« Nous avons besoin de solutions industrialisées adaptées à la rénovation, capables de répondre à des projets de grande ampleur »
La construction hors site est soutenue dans la région Hauts-de-France par différents acteurs publics. Pouvez-vous nous expliquer comment s’organise ce soutien et pourquoi il est stratégique ? Dans les Hauts-de-France, le développement de la construction hors site bénéficie d’un portage fort de la part de l’ADEME et de la région, à travers la dynamique rev3, qui incarne la transition écologique et industrielle du territoire. Concrètement, Frédéric Motte, président de la mission rev3, a impulsé une volonté régionale de soutenir le hors site, car il représente un levier pour industrialiser et moderniser le secteur du bâtiment, tout en répondant aux enjeux de durabilité, de performance énergétique et de massification de la rénovation. Ce soutien est donc à la fois économique, environnemental et social.
Vous évoquez la massification et l’industrialisation du secteur du bâtiment. Comment le hors site répond-il concrètement à ces enjeux et quels bénéfices en tire la filière ? Le hors site, c’est avant tout une production maîtrisée et fiabilisée en usine, ce qui garantit une qualité constante des ouvrages, qu’il s’agisse de structures bois, de murs préfabriqués, de systèmes de chauffage ou de kits de façades. Cette approche permet de réduire les délais de chantier grâce au travail en « temps masqué », c’est-à-dire la production en usine en parallèle de la préparation du site. Elle offre également de meilleures conditions de travail pour les salariés du bâtiment, ce qui contribue à résoudre les difficultés de recrutement dans le secteur. Par ailleurs, elle permet de renforcer les performances énergétiques, car on peut anticiper les besoins du bâtiment et optimiser l’enveloppe et les équipements dès la conception. En résumé, le hors site propose un modèle plus fiable, plus rapide et plus sûr pour tous les acteurs.

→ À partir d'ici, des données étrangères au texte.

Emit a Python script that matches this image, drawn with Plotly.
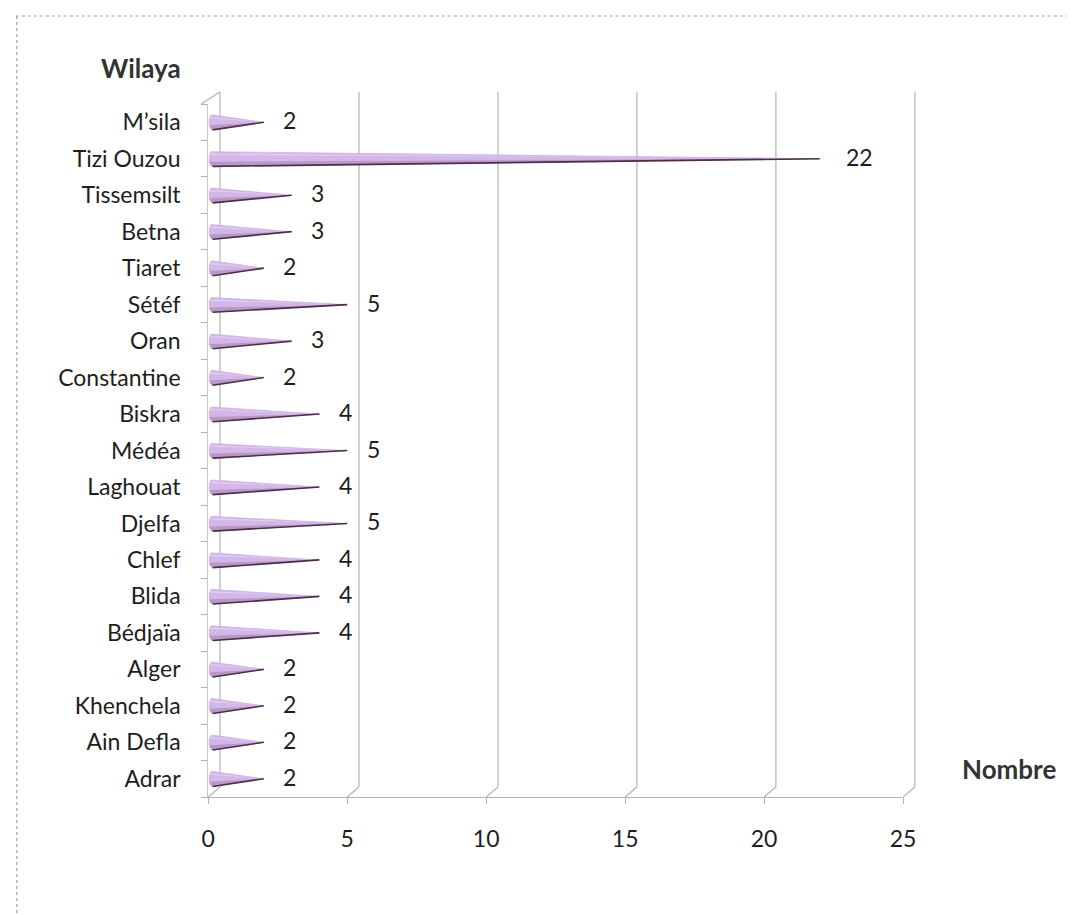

On entend souvent dire que la standardisation est un frein à la créativité architecturale dans le hors site. Que répondez-vous à cela ? C’est une question importante. En réalité, la standardisation n’est pas synonyme d’uniformité. Certes, le hors site implique une part de modularité et de rationalisation pour rendre possible une production à grande échelle et réduire les coûts. Mais cela ne signifie pas que les bâtiments doivent se ressembler. Les modules peuvent être assemblés de façons variées, et la personnalité d’un bâtiment se joue beaucoup sur sa façade, ses toitures, ses matériaux, son aménagement intérieur… Donc il reste une grande liberté pour l’architecte et les concepteurs. D’ailleurs, beaucoup d’architectes talentueux se sont déjà emparés du hors site pour créer des bâtiments à la fois innovants et esthétiques. Là où il y a contrainte, il y a aussi de la créativité !
La région Hauts-de-France dispose-t-elle aujourd’hui d’un tissu industriel et économique suffisant pour accompagner la montée en puissance du hors site ? Oui, la région dispose déjà d’un tissu industriel solide et dynamique, même si tout n’est pas encore mature à grande échelle. On compte des bailleurs comme Vilogia, très innovant dans l’habitat social, ou des entreprises comme Création Bois Construction, TH récemment implantée près de Saint-Quentin(02), ou encore Edwood, BSM, Cambrai Charpente, Fossé et d’autres PME qui se positionnent progressivement sur le hors site. Nous avons même développé une cartographie en ligne des professionnels pour recenser ces acteurs. Cela dit, face à la demande croissante et à la concurrence (notamment de porteurs de projets extérieurs à la région), il est indispensable d’accompagner ces entreprises pour qu’elles montent en compétences et puissent répondre à des projets ambitieux, en particulier pour la rénovation énergétique par l’extérieur.
Quels défis restent à relever pour consolider ce secteur ? Aujourd’hui, même si le hors site offre des gains en qualité et en rapidité, il reste souvent plus cher qu’une construction traditionnelle, notamment lorsqu’on y intègre des matériaux biosourcés ou des isolants écologiques. Nous devons travailler collectivement à faire baisser ces surcoûts, sans pour autant sacrifier la qualité environnementale. Par ailleurs, nous avons besoin de solutions industrialisées adaptées à la rénovation, capables de répondre à des projets de grande ampleur avec des modules A,B, C, D préfabriqués, faciles à assembler même pour des PME. Enfin, la question du financement est cruciale, car les collectivités locales, les bailleurs et les entreprises doivent être soutenus pour investir massivement dans ces solutions. Il y a donc un enjeu d’innovation, de formation et d’accompagnement de toute la filière pour franchir ce cap. C’est une transformation culturelle autant qu’économique.